EXERCISE REQUIREMENTS: Begin with the first line of the material and write out each line exactly, ending with the line that contains "- ei vaikuta". Pictures are not part of the copy.

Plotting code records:
┌────────

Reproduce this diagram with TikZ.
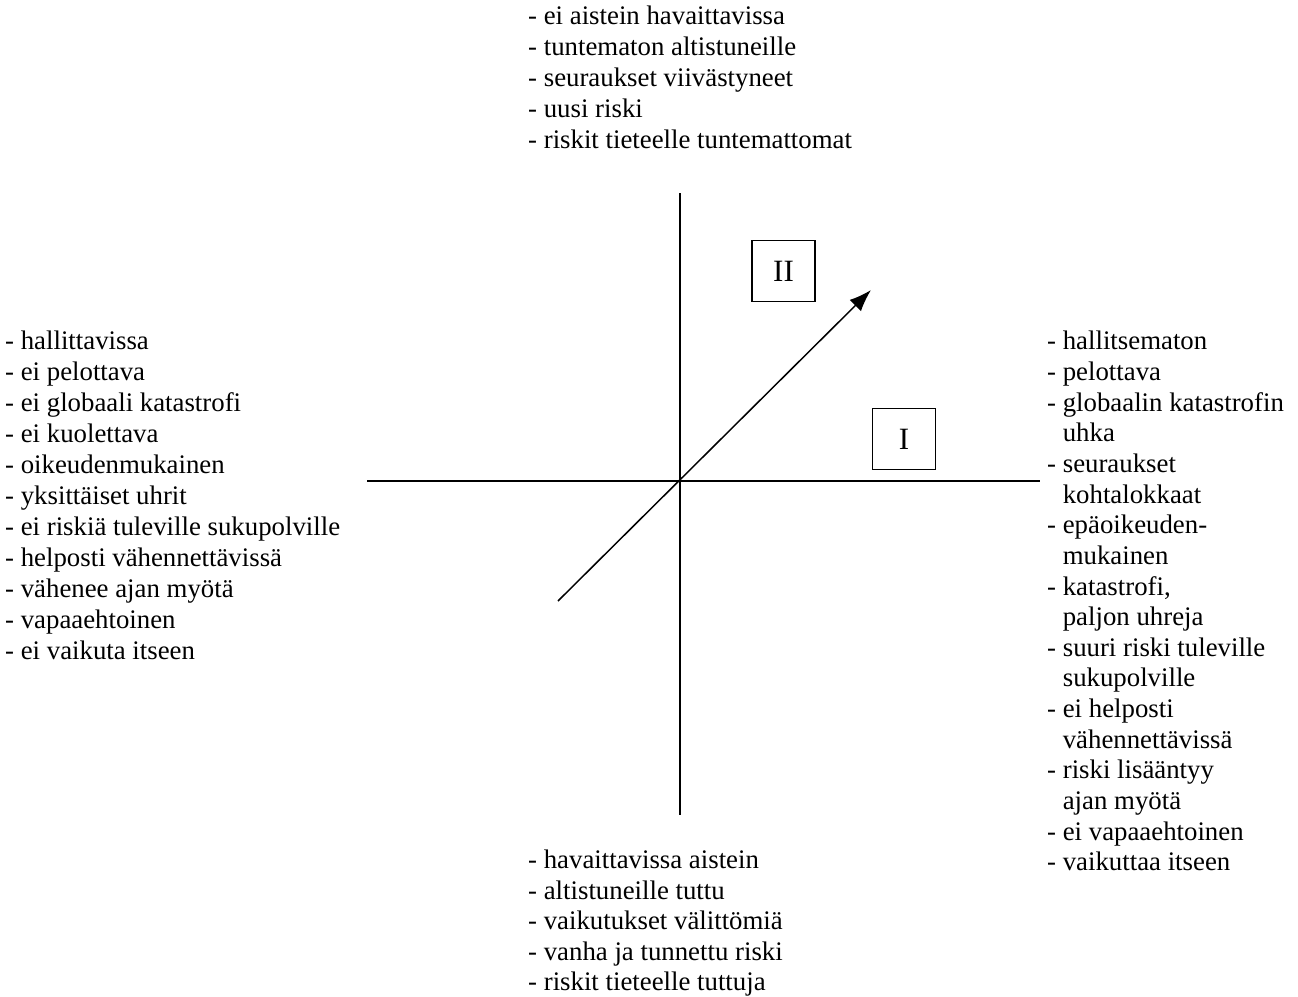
\documentclass[tikz,border=0pt]{standalone}
\usepackage{fontspec}
\setmainfont{Liberation Serif}
\usetikzlibrary{arrows.meta,positioning}

\begin{document}
\begin{tikzpicture}[x=1pt, y=-1pt]
\tikzset{
    mylabel/.style={align=left, inner sep=0pt, anchor=north west, font=\fontsize{26.8}{31}\selectfont},
    mybox/.style={rectangle, draw=black, line width=1.5pt, minimum width=63pt, minimum height=61pt, inner sep=0pt, font=\fontsize{31}{34}\selectfont},
    myaxis/.style={line width=1.5pt},
    myarrow/.style={-{Latex[length=22pt,width=16pt]}, line width=1.5pt}
}
\newcommand{\cnt}{\phantom{-\ }}
\useasboundingbox (0,0) rectangle (1298,996);

% axes
\coordinate (axtop) at (680,193);
\coordinate (axbot) at (680,815);
\coordinate (axleft) at (367,481);
\coordinate (axright) at (1040,481);
\coordinate (diagstart) at (558,601);
\coordinate (diagend) at (871,290);

\draw[myaxis] (axtop) -- (axbot);
\draw[myaxis] (axleft) -- (axright);
\draw[myarrow] (diagstart) -- (diagend);

\node[mybox] (quadII) at (783.5,271) {II};
\node[mybox] (quadI) at (904,439) {I};

\node[mylabel] (unknown) at (528,6) {- ei aistein havaittavissa\\
- tuntematon altistuneille\\
- seuraukset viivästyneet\\
- uusi riski\\
- riskit tieteelle tuntemattomat};

\node[mylabel, font=\fontsize{26.8}{30.4}\selectfont] (known) at (528,850) {- havaittavissa aistein\\
- altistuneille tuttu\\
- vaikutukset välittömiä\\
- vanha ja tunnettu riski\\
- riskit tieteelle tuttuja};

\node[mylabel] (dreadless) at (5,331) {- hallittavissa\\
- ei pelottava\\
- ei globaali katastrofi\\
- ei kuolettava\\
- oikeudenmukainen\\
- yksittäiset uhrit\\
- ei riskiä tuleville sukupolville\\
- helposti vähennettävissä\\
- vähenee ajan myötä\\
- vapaaehtoinen\\
- ei vaikuta itseen};

\node[mylabel, font=\fontsize{26.8}{30.65}\selectfont] (dread) at (1047,331) {- hallitsematon\\
- pelottava\\
- globaalin katastrofin\\
\cnt uhka\\
- seuraukset\\
\cnt kohtalokkaat\\
- epäoikeuden-\\
\cnt mukainen\\
- katastrofi,\\
\cnt paljon uhreja\\
- suuri riski tuleville\\
\cnt sukupolville\\
- ei helposti\\
\cnt vähennettävissä\\
- riski lisääntyy\\
\cnt ajan myötä\\
- ei vapaaehtoinen\\
- vaikuttaa itseen};

\end{tikzpicture}
\end{document}
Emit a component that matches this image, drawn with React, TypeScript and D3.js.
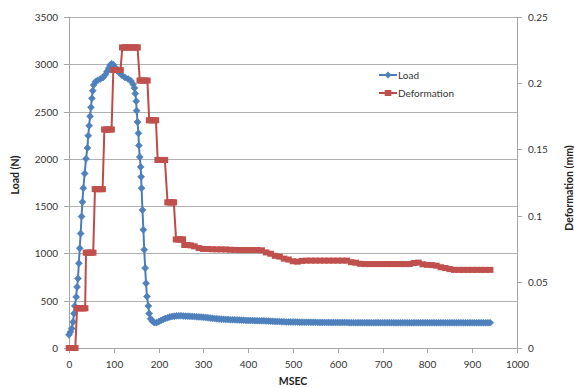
import { useEffect, useRef } from "react";
import * as d3 from "d3";

// ── Axis ticks ─────────────────────────────────────────────
const msecTicks = [0, 100, 200, 300, 400, 500, 600, 700, 800, 900, 1000];
const loadTicks = [0, 500, 1000, 1500, 2000, 2500, 3000, 3500];
const defTicks = [0, 0.05, 0.1, 0.15, 0.2, 0.25];

// ── Load (N) vs MSEC ───────────────────────────────────────
const loadPoints: [number, number][] = [
  [0, 140], [3, 170], [6, 205], [9, 275], [11, 365], [13, 445], [16, 540], [18, 645],
  [20, 735], [22, 895], [24, 1055], [26, 1210], [28, 1390], [30, 1545], [32, 1690],
  [35, 1845], [38, 2000], [41, 2115], [43, 2245], [45, 2350], [47, 2450], [49, 2545],
  [51, 2640], [53, 2720], [55, 2780], [59, 2815], [64, 2830], [70, 2845], [76, 2860],
  [81, 2890], [85, 2925], [89, 2960], [92, 2990], [95, 3005], [99, 2995], [103, 2965],
  [107, 2935], [112, 2910], [118, 2885], [125, 2860], [132, 2845], [138, 2825],
  [143, 2790], [146, 2750], [148, 2690], [150, 2610], [151, 2510], [153, 2390],
  [155, 2270], [156, 2140], [158, 2020], [160, 1915], [161, 1810], [162, 1690],
  [164, 1460], [166, 1250], [168, 1040], [170, 845], [172, 685], [174, 545],
  [177, 445], [179, 365], [182, 310], [186, 285], [190, 270], [195, 268], [200, 278],
  [205, 290], [210, 301], [215, 312], [220, 320], [225, 328], [230, 333], [235, 337],
  [240, 340], [245, 340], [250, 340], [255, 339], [260, 337], [265, 336], [270, 335],
  [275, 333], [280, 332], [285, 330], [290, 329], [295, 327], [300, 325], [305, 322],
  [310, 320], [315, 317], [320, 314], [325, 311], [330, 309], [335, 307], [340, 305],
  [345, 303], [350, 302], [355, 301], [360, 300], [365, 299], [370, 298], [375, 297],
  [380, 296], [385, 294], [390, 293], [395, 292], [400, 291], [405, 290], [410, 290],
  [415, 289], [420, 289], [425, 288], [430, 288], [435, 287], [440, 286], [445, 285],
  [450, 284], [455, 282], [460, 281], [465, 280], [470, 279], [475, 278], [480, 277],
  [485, 276], [490, 276], [495, 275], [500, 275], [505, 274], [510, 274], [515, 273],
  [520, 273], [525, 272], [530, 272], [535, 272], [540, 272], [545, 271], [550, 271],
  [555, 270], [560, 270], [565, 270], [570, 270], [575, 270], [580, 270], [585, 269],
  [590, 269], [595, 269], [600, 269], [605, 269], [610, 269], [615, 269], [620, 269],
  [625, 268], [630, 268], [635, 268], [640, 268], [645, 268], [650, 268], [655, 268],
  [660, 268], [665, 268], [670, 268], [675, 268], [680, 268], [685, 268], [690, 268],
  [695, 268], [700, 268], [705, 268], [710, 268], [715, 268], [720, 268], [725, 267],
  [730, 267], [735, 267], [740, 267], [745, 267], [750, 267], [755, 267], [760, 267],
  [765, 267], [770, 267], [775, 267], [780, 267], [785, 267], [790, 267], [795, 267],
  [800, 267], [805, 267], [810, 267], [815, 267], [820, 267], [825, 267], [830, 267],
  [835, 267], [840, 267], [845, 267], [850, 267], [855, 267], [860, 267], [865, 267],
  [870, 267], [875, 267], [880, 267], [885, 267], [890, 267], [895, 267], [900, 267],
  [905, 267], [910, 267], [915, 267], [920, 267], [925, 267], [930, 267], [935, 267],
  [940, 267],
];

// ── Deformation (mm) vs MSEC ───────────────────────────────
const deformationPoints: [number, number][] = [
  [0, 0], [3, 0], [6, 0], [9, 0], [12, 0], [14, 0],
  [18, 0.03], [22, 0.03], [26, 0.03], [30, 0.03], [33, 0.03], [36, 0.03],
  [38, 0.072], [42, 0.072], [46, 0.072], [50, 0.072], [54, 0.072],
  [58, 0.12], [62, 0.12], [66, 0.12], [70, 0.12], [73, 0.12], [75, 0.12],
  [79, 0.165], [83, 0.165], [87, 0.165], [91, 0.165], [95, 0.165],
  [99, 0.21], [103, 0.21], [107, 0.21], [111, 0.21], [115, 0.21],
  [119, 0.227], [123, 0.227], [127, 0.227], [131, 0.227], [135, 0.227], [139, 0.227],
  [143, 0.227], [147, 0.227], [150, 0.227], [153, 0.227],
  [158, 0.202], [162, 0.202], [166, 0.202], [170, 0.202], [175, 0.202],
  [179, 0.172], [183, 0.172], [187, 0.172], [191, 0.172], [194, 0.172],
  [198, 0.142], [202, 0.142], [206, 0.142], [210, 0.142], [214, 0.142],
  [220, 0.11], [224, 0.11], [228, 0.11], [231, 0.11], [234, 0.11],
  [239, 0.082], [243, 0.082], [247, 0.082], [251, 0.082], [254, 0.082],
  [258, 0.0778], [265, 0.0778], [272, 0.0775], [280, 0.0768], [290, 0.0755],
  [300, 0.0748], [310, 0.0748], [320, 0.0746], [330, 0.0745], [340, 0.0745],
  [350, 0.0744], [360, 0.0742], [370, 0.0741], [380, 0.074], [390, 0.074],
  [400, 0.074], [410, 0.074], [420, 0.074], [430, 0.0738], [440, 0.0722],
  [450, 0.0712], [460, 0.0696], [470, 0.069], [480, 0.0675], [490, 0.0668],
  [500, 0.0655], [510, 0.0652], [520, 0.0658], [530, 0.066], [540, 0.066],
  [550, 0.066], [560, 0.066], [570, 0.066], [580, 0.066], [590, 0.066], [600, 0.066],
  [610, 0.066], [620, 0.066], [630, 0.0648], [640, 0.0644], [650, 0.0636],
  [660, 0.0634], [670, 0.0634], [680, 0.0634], [690, 0.0634], [700, 0.0634],
  [710, 0.0634], [720, 0.0634], [730, 0.0634], [740, 0.0634], [750, 0.0634],
  [760, 0.0634], [770, 0.0642], [780, 0.0645], [790, 0.0632], [800, 0.0628],
  [810, 0.0626], [820, 0.0622], [830, 0.061], [840, 0.0604], [850, 0.0596],
  [860, 0.059], [870, 0.059], [880, 0.059], [890, 0.059], [900, 0.059], [910, 0.059],
  [920, 0.059], [930, 0.059], [940, 0.059],
];

const FONT = "Lato, 'Open Sans', Arial, sans-serif";
const BLUE_LINE = "#4A7EBB";
const BLUE = "#4F81BD";
const RED_LINE = "#BE4B48";
const RED = "#C0504D";

const App = () => {
  const ref = useRef<SVGSVGElement>(null);

  useEffect(() => {
    const el = ref.current;
    if (!el) return;
    const svg = d3.select(el);
    svg.selectAll("*").remove();

    const x = d3.scaleLinear().domain([0, 1000]).range([69, 517]);
    const yLoad = d3.scaleLinear().domain([0, 3500]).range([348, 17]);
    const yDef = d3.scaleLinear().domain([0, 0.25]).range([348, 17]);

    svg.append("rect").attr("width", 574).attr("height", 388).attr("fill", "#fff");

    // ── Grid lines ───────────────────────────────────────────
    svg.append("g")
      .selectAll("line")
      .data(loadTicks.filter(d => d > 0))
      .enter()
      .append("line")
      .attr("x1", x(0)).attr("x2", x(1000))
      .attr("y1", d => Math.round(yLoad(d)) + 0.5)
      .attr("y2", d => Math.round(yLoad(d)) + 0.5)
      .attr("stroke", "#B0B0B0");

    const axisColor = "#A6A6A6";
    const labelColor = "#333";

    // ── Left axis ────────────────────────────────────────────
    const left = svg.append("g");
    left.append("line")
      .attr("x1", 69.5).attr("x2", 69.5).attr("y1", yLoad(3500)).attr("y2", yLoad(0))
      .attr("stroke", axisColor);
    loadTicks.forEach(d => {
      const yy = Math.round(yLoad(d)) + 0.5;
      left.append("line").attr("x1", 64).attr("x2", 69).attr("y1", yy).attr("y2", yy).attr("stroke", axisColor);
      left.append("text")
        .attr("x", 58).attr("y", yy).attr("dy", "0.35em")
        .attr("text-anchor", "end")
        .style("font-family", FONT).style("font-size", "10px").style("fill", labelColor)
        .text(d);
    });

    // ── Right axis ───────────────────────────────────────────
    const right = svg.append("g");
    right.append("line")
      .attr("x1", 517.5).attr("x2", 517.5).attr("y1", yDef(0.25)).attr("y2", yDef(0))
      .attr("stroke", axisColor);
    defTicks.forEach(d => {
      const yy = Math.round(yDef(d)) + 0.5;
      right.append("line").attr("x1", 517).attr("x2", 522).attr("y1", yy).attr("y2", yy).attr("stroke", axisColor);
      right.append("text")
        .attr("x", 528).attr("y", yy).attr("dy", "0.35em")
        .style("font-family", FONT).style("font-size", "10px").style("fill", labelColor)
        .text(d3.format("~g")(d));
    });

    // ── Bottom axis ──────────────────────────────────────────
    const bottom = svg.append("g");
    bottom.append("line")
      .attr("x1", x(0)).attr("x2", x(1000)).attr("y1", 348.5).attr("y2", 348.5)
      .attr("stroke", axisColor);
    msecTicks.forEach(d => {
      const xx = Math.round(x(d)) + 0.5;
      bottom.append("line").attr("x1", xx).attr("x2", xx).attr("y1", 348).attr("y2", 353).attr("stroke", axisColor);
      bottom.append("text")
        .attr("x", xx).attr("y", 368)
        .attr("text-anchor", "middle")
        .style("font-family", FONT).style("font-size", "10px").style("fill", labelColor)
        .text(d);
    });

    // ── Axis titles ──────────────────────────────────────────
    const title = (tx: number, ty: number, rot: number, s: string) =>
      svg.append("text")
        .attr("transform", `translate(${tx},${ty}) rotate(${rot})`)
        .attr("text-anchor", "middle")
        .style("font-family", FONT).style("font-size", "10.5px").style("font-weight", "700")
        .style("fill", "#222")
        .text(s);
    title(293, 385, 0, "MSEC");
    title(19, 175, -90, "Load (N)");
    title(573, 188, -90, "Deformation (mm)");

    // ── Series ───────────────────────────────────────────────
    const diamond = "M0,-3.5L3.5,0L0,3.5L-3.5,0Z";

    const loadLine = d3.line<[number, number]>().x(d => x(d[0])).y(d => yLoad(d[1]));
    svg.append("path")
      .attr("d", loadLine(loadPoints))
      .attr("fill", "none").attr("stroke", BLUE_LINE).attr("stroke-width", 2);
    svg.append("g")
      .selectAll("path")
      .data(loadPoints)
      .enter()
      .append("path")
      .attr("d", diamond)
      .attr("transform", d => `translate(${x(d[0])},${yLoad(d[1])})`)
      .attr("fill", BLUE).attr("stroke", BLUE_LINE).attr("stroke-width", 0.6);

    const defLine = d3.line<[number, number]>().x(d => x(d[0])).y(d => yDef(d[1]));
    svg.append("path")
      .attr("d", defLine(deformationPoints))
      .attr("fill", "none").attr("stroke", RED_LINE).attr("stroke-width", 2);
    svg.append("g")
      .selectAll("rect")
      .data(deformationPoints)
      .enter()
      .append("rect")
      .attr("x", d => x(d[0]) - 3.3).attr("y", d => yDef(d[1]) - 3)
      .attr("width", 6.6).attr("height", 6)
      .attr("fill", RED);

    // ── Legend ───────────────────────────────────────────────
    const legend = svg.append("g");
    const items = [
      { label: "Load", color: BLUE_LINE, fill: BLUE, y: 75, shape: "diamond" },
      { label: "Deformation", color: RED_LINE, fill: RED, y: 93, shape: "square" },
    ];
    items.forEach(it => {
      legend.append("line")
        .attr("x1", 379).attr("x2", 397).attr("y1", it.y).attr("y2", it.y)
        .attr("stroke", it.color).attr("stroke-width", 2);
      if (it.shape === "diamond") {
        legend.append("path").attr("d", diamond)
          .attr("transform", `translate(388,${it.y})`).attr("fill", it.fill);
      } else {
        legend.append("rect").attr("x", 384.7).attr("y", it.y - 3)
          .attr("width", 6.6).attr("height", 6).attr("fill", it.fill);
      }
      legend.append("text")
        .attr("x", 398).attr("y", it.y).attr("dy", "0.35em")
        .style("font-family", FONT).style("font-size", "10px").style("fill", labelColor)
        .text(it.label);
    });

    return () => { d3.select(el).selectAll("*").remove(); };
  }, []);

  return (
    <div style={{ position: "absolute", left: 0, top: 0 }}>
      <svg ref={ref} width={574} height={388} style={{ display: "block" }} />
    </div>
  );
};

export default App;
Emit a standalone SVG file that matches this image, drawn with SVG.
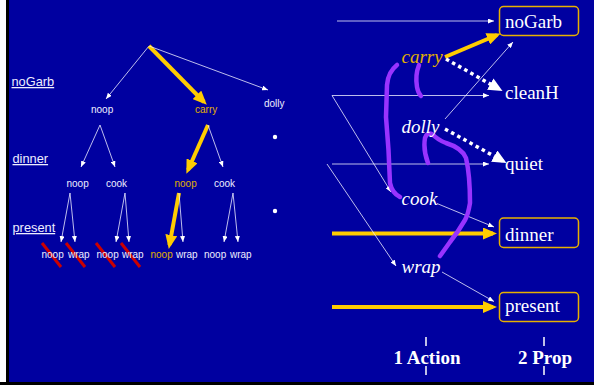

└────────

SOLUTION FOR THIS PROBLEM:
Reproduce this diagram with TikZ.
\documentclass[tikz,border=0pt]{standalone}
\usepackage{fontspec}
\setmainfont{Liberation Serif}
\usetikzlibrary{arrows.meta,positioning}

\begin{document}
\begin{tikzpicture}[x=1pt, y=-1pt]
\tikzset{
    mylabel/.style={align=left, inner sep=0pt, anchor=north west, font=\fontsize{26.8}{31}\selectfont},
    mybox/.style={rectangle, draw=black, line width=1.5pt, minimum width=63pt, minimum height=61pt, inner sep=0pt, font=\fontsize{31}{34}\selectfont},
    myaxis/.style={line width=1.5pt},
    myarrow/.style={-{Latex[length=22pt,width=16pt]}, line width=1.5pt}
}
\newcommand{\cnt}{\phantom{-\ }}
\useasboundingbox (0,0) rectangle (1298,996);

% axes
\coordinate (axtop) at (680,193);
\coordinate (axbot) at (680,815);
\coordinate (axleft) at (367,481);
\coordinate (axright) at (1040,481);
\coordinate (diagstart) at (558,601);
\coordinate (diagend) at (871,290);

\draw[myaxis] (axtop) -- (axbot);
\draw[myaxis] (axleft) -- (axright);
\draw[myarrow] (diagstart) -- (diagend);

\node[mybox] (quadII) at (783.5,271) {II};
\node[mybox] (quadI) at (904,439) {I};

\node[mylabel] (unknown) at (528,6) {- ei aistein havaittavissa\\
- tuntematon altistuneille\\
- seuraukset viivästyneet\\
- uusi riski\\
- riskit tieteelle tuntemattomat};

\node[mylabel, font=\fontsize{26.8}{30.4}\selectfont] (known) at (528,850) {- havaittavissa aistein\\
- altistuneille tuttu\\
- vaikutukset välittömiä\\
- vanha ja tunnettu riski\\
- riskit tieteelle tuttuja};

\node[mylabel] (dreadless) at (5,331) {- hallittavissa\\
- ei pelottava\\
- ei globaali katastrofi\\
- ei kuolettava\\
- oikeudenmukainen\\
- yksittäiset uhrit\\
- ei riskiä tuleville sukupolville\\
- helposti vähennettävissä\\
- vähenee ajan myötä\\
- vapaaehtoinen\\
- ei vaikuta itseen};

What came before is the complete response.